Ein Trio hat am Dienstag am Stuttgarter Amtsgericht eingeräumt, mehrere Tausend Briefe gestohlen zu haben. Sie waren als Aushilfsfahrer eines Subunternehmers der Post beschäftigt. Das Gericht verurteilte sie wegen der Verletzung des Briefgeheimnisses.

Lokales: Christine Bilger (ceb)

Stuttgart - Zwar haben drei junge Männer am Amtsgericht eingeräumt, was ihnen die Staatsanwaltschaft in der Anklage vorwarf: Sie sollen mehrere Tausend Briefe unterschlagen und nach Geld durchsucht haben. Mit der Einsicht in das Fehlverhalten war es jedoch nicht so weit her: „Wir haben den Leuten ja nichts angetan“, sagte ein 29-Jähriger aus Freiberg am Neckar (Kreis Ludwigsburg), der am Dienstag zusammen mit zwei 27 Jahre alten Freunden auf der Anklagebank saß.

 

Das sahen die Staatsanwältin, die Richterin und ein Polizeibeamter, der als Zeuge aussagte, grundlegend anders – und sie ließen das die drei deutlich wissen. Einer der 27-Jährigen erhielt wegen Verletzung des Postgeheimnisses eine Haftstrafe von acht Monaten zur Bewährung und muss 120 Stunden gemeinnützige Arbeit verrichten, sein 29-jähriger Komplize vier Monate und 60 Stunden. Der dritte Angeklagte wurde nur der Beihilfe für schuldig befunden und muss 100 Tagessätze zu je zehn Euro, insgesamt also 1000 Euro zahlen.

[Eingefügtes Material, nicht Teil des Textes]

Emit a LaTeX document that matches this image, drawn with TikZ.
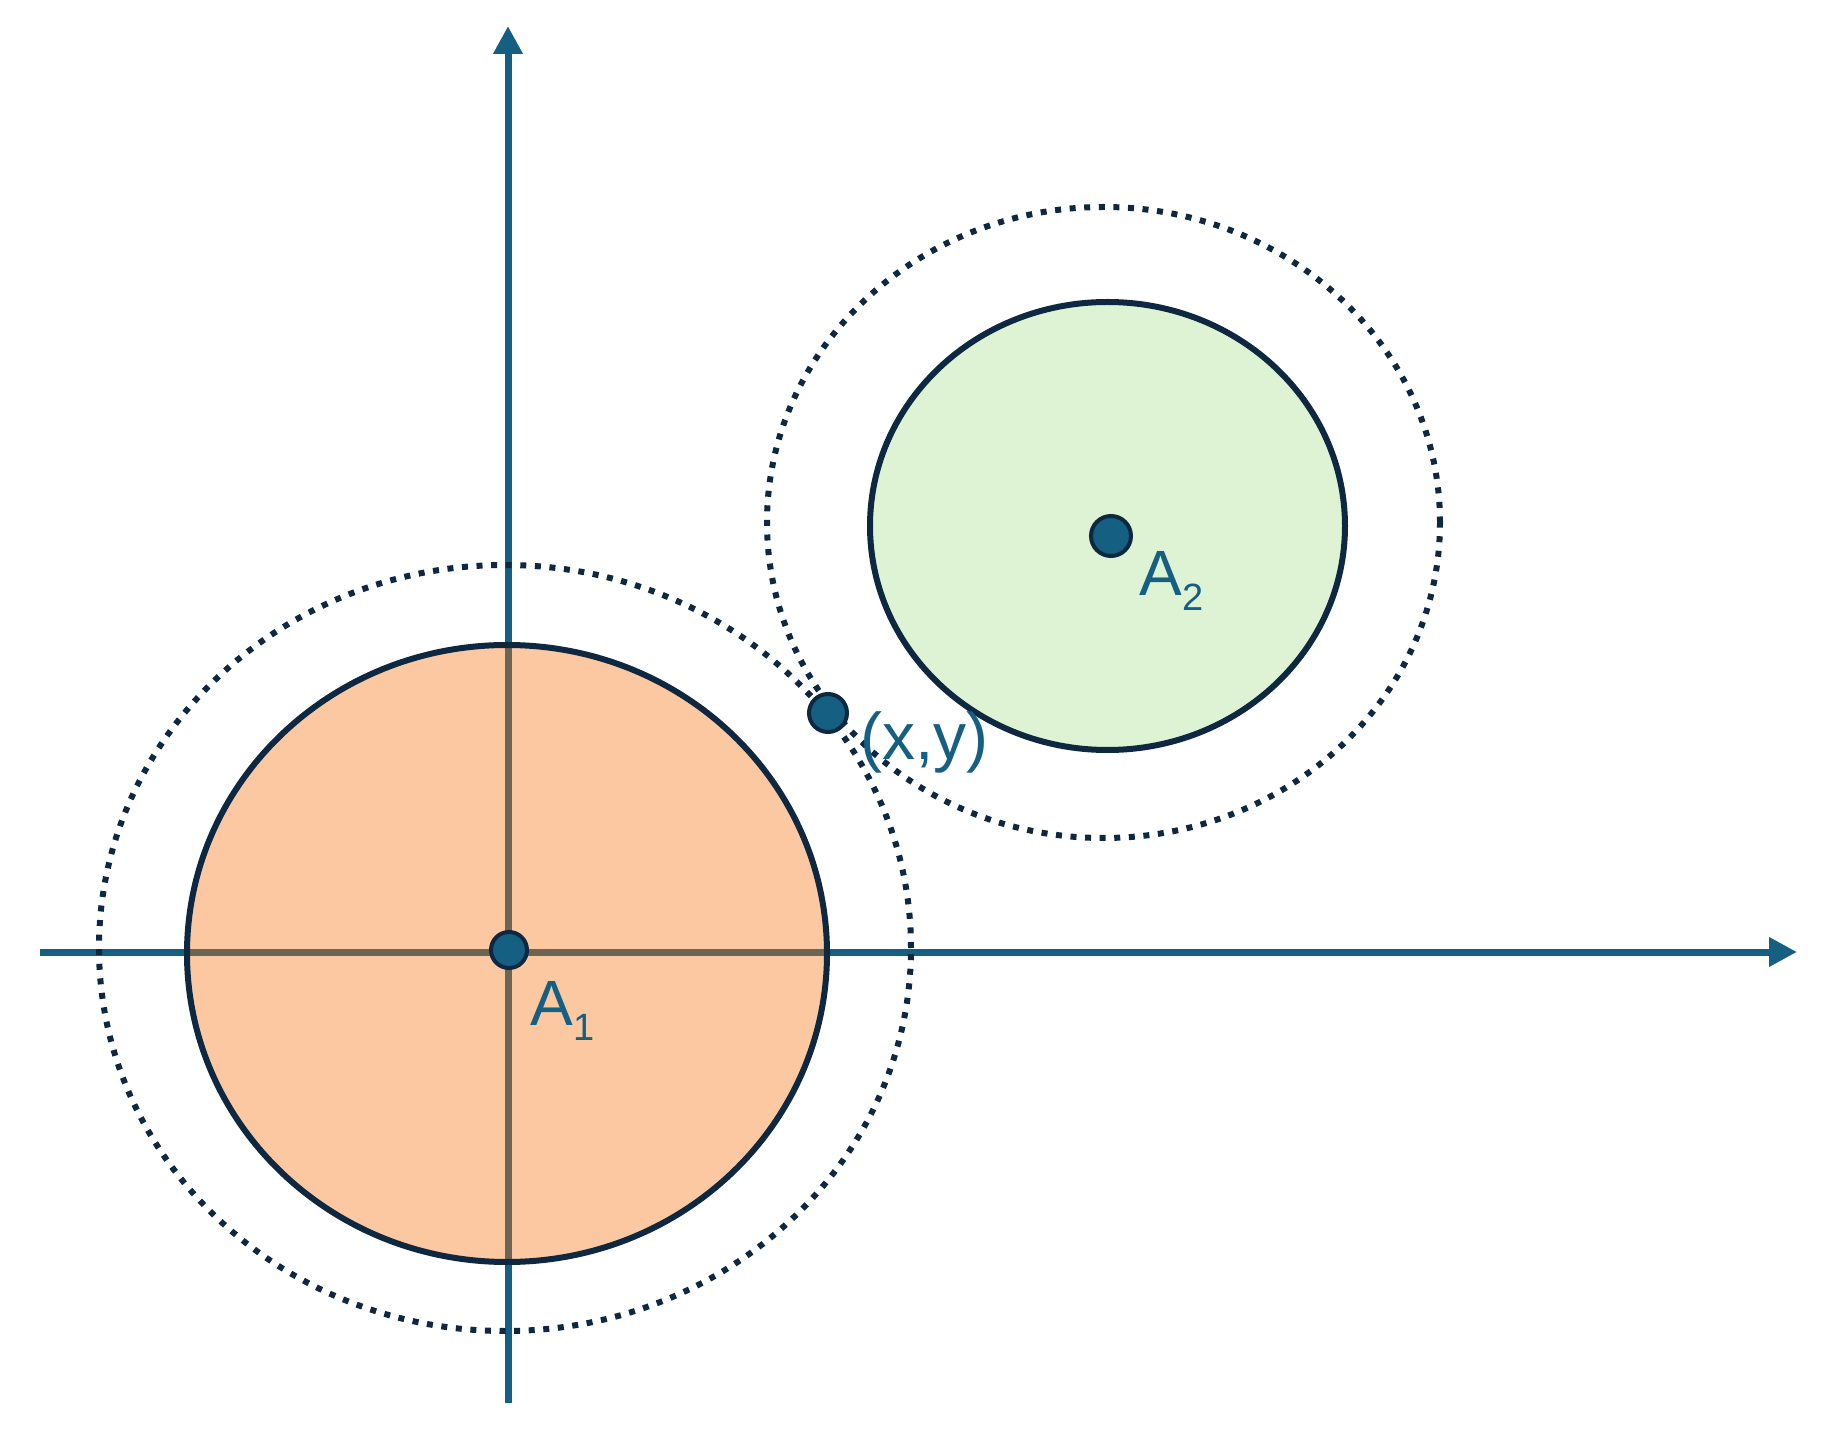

Viele Sendungen wurden weggeworfen oder verbrannt

„Man muss sich das mal vorstellen: Da war eine Glückwunschkarte zum 90. Geburtstag einer Frau von ihren Kindern drin, und ein Kondolenzschreiben an eine Familie, deren Sohn gestorben war. Die Briefe kamen nie an“, beschrieb der Polizist als Zeuge, was er entdeckte. „Ich bin 39 Jahre im Dienst, aber so etwas erschüttert mich. Er habe sich ausgemalt, welche Schicksale hinter den Briefen stehen: „Da weiß man ja nie, was man anrichtet, wenn man das aus dem Verkehr zieht. Da kann es ja passieren, dass Absender und Empfänger ein Leben lang nicht mehr miteinander reden!“

Das Trio wirkte erstaunt über so viel Empörung. „Wir haben doch den Leuten nichts getan und auch viele Briefe, die wir unbeschädigt aufgemacht haben, wieder zugemacht und weitergeschickt“, rechtfertigte einer der drei. Dass sie Briefe auch verbrannten und und wegwarfen, kam bei den Ermittlungen ans Licht.

Die drei hatten einen Aushilfsjob beim Cousin des 27-jährigen Angeklagten aus Pleidelsheim (Kreis Ludwigsburg) angenommen. Der Vetter ist Subunternehmer für die Post und holt für sie Sendungen ab. Die drei sprangen im August 2014 ein, weil in der Firma jemand ausgefallen war. Der 27-jährige Pleidelsheimer hatte keinen Führerschein und heuerte seinen 29-jährigen Kumpel aus Freiberg an. Nach ein paar Tagen kam noch der Dritte im Bunde dazu. Erst zu zweit, nach ein paar Tagen auch zu dritt fuhren sie zu Briefkästen in der Stuttgarter Stadtmitte und im Süden. Bevor sie diese im Briefzentrum abgaben, fischten sie „zwischen fünf und zehn Prozent heraus“, räumten die Männer ein. Diese Umschläge machten sie auf und nahmen sich, was sie fanden, mal 50 Euro im Trauerbrief, mal 100 in der Geburtstagskarte.

Weggeworfene Beute im Mülleimer entdeckt

Eine Zeugin entdeckte weggeworfene Briefe in einem öffentlichen Mülleimer in Freiberg am Neckar. Da die Post feststellen konnte, wo diese Sendungen eingeworfen worden waren, wurde der Fall an die Stuttgarter Polizei übergeben. Der Ermittlungsdienst des Reviers Wolframstraße übernahm. Die Beamten erwischten die drei Männer beim Waiblinger Briefzentrum – mit frisch rausgefischten Briefen im Auto. Alle drei räumten die Vorwürfe ein.